Catherine Elaine Morgan (Photo Guy Mendes pour Gallimard)

Catherine Elaine Morgan (Photo Guy Mendes pour Gallimard)

Face à la brutalité impatiente d’OrrenAloma tente de temporiser. Elle s’improvise femme au foyer, paysanne sans y parvenir vraiment. Les désillusions s’accumulent pour la jeune femme naïve qui doit prendre ses marques dans une maison décrépie, remplie de souvenirs et de fantômes qui ne sont pas les siens.

Ce que veut Aloma, c’est pouvoir continuer à jouer du piano. Coûte que coûte. Elle rejoint l’église de la ville la plus proche. Propose ses services au révérend Bell Johnson qui n’attendait plus rien. Son horizon s’ouvre. Mais pas seulement. Tant de questionnements se multiplient aussi pour celle qui sera tour à tour tentatrice, indifférente, furieuse, désespérée, inquiète voire inquiétante.

Le roman ne dure que le temps d’une saison. Mais quel spectacle ! Celui de la nature, celui des sentiments. On sent, on entend, on voit.

Extraits

Page 63 :« Elle descendit à tâtons les marches en bois et gagna les ombres du salon. Pourquoi tenait-il à vivre dans cette vieille maison plutôt que dans la neuve où il y avait de la lumière, du linoléum et l’eau courante, elle ne comprenait pas. On aurait dit qu’il voulait montrer au monde entier, un monde qu’il ne regardait même pas, qu’il était seul à présent, qu’il était douloureux d’être le dernier survivant, mais qu’il réussirait à surmonter sa souffrance. Peut-être la surmonterait-il mieux si elle était plus grande, comme si se vautrer dans la douleur était le secret pour endurer la souffrance. »

Pages 112-113 :« Ce n’était pas uniquement la peur qu’il découvre qu’elle vivait avec Orren sans être mariée, il y avait autre chose, la sensation d’une langue molle et inutile dans sa bouche quand elle était e face de lui. Elle se sentait presque intimidée par lui. En conséquence de quoi, elle savait qu’il la pensait plus douce et plus accommodante qu’elle n’était en réalité ; pourtant, cela avait beau être faux – la vie avait été trop dure avec elle pour qu’elle puisse se permettre d’être douce -, elle se révélait incapable d’y changer quoi que ce soit.

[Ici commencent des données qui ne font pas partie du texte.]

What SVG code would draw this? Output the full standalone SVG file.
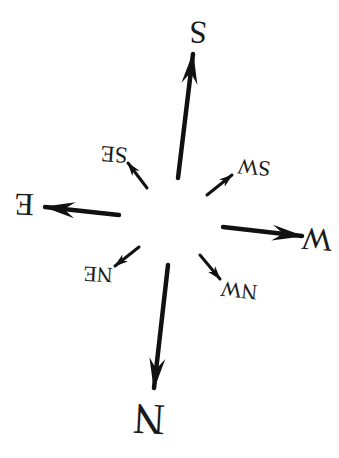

Ou incapable d’en avoir envie. »

Page 139 : » […] Qu’est-ce que tu crois ? lance-t-elle, trop acerbe. Ses joues s’empourprèrent d’une rougeur qui n’échappa pas à l’observation d’Orren. Elle croisa les bras sur la poitrine et aspira une lèvre sous ses dents. ce n’était pas sa faute si elle était née au milieu de nulle part et avait passé la plus grande partie de son enfance dans une pension au fin fond d’un trou. Elle avait appris le piano. Et c’était une chose qui resterait toujours hors de sa portée à lui. 

Sois pas désagréable, dit-il. Personne a dit que t’en étais pas capable. Je demande, c’est tout. »

« Tous les vivants », C.E. Morgan, Gallimard, 19€. Traduit par Mathilde Bach.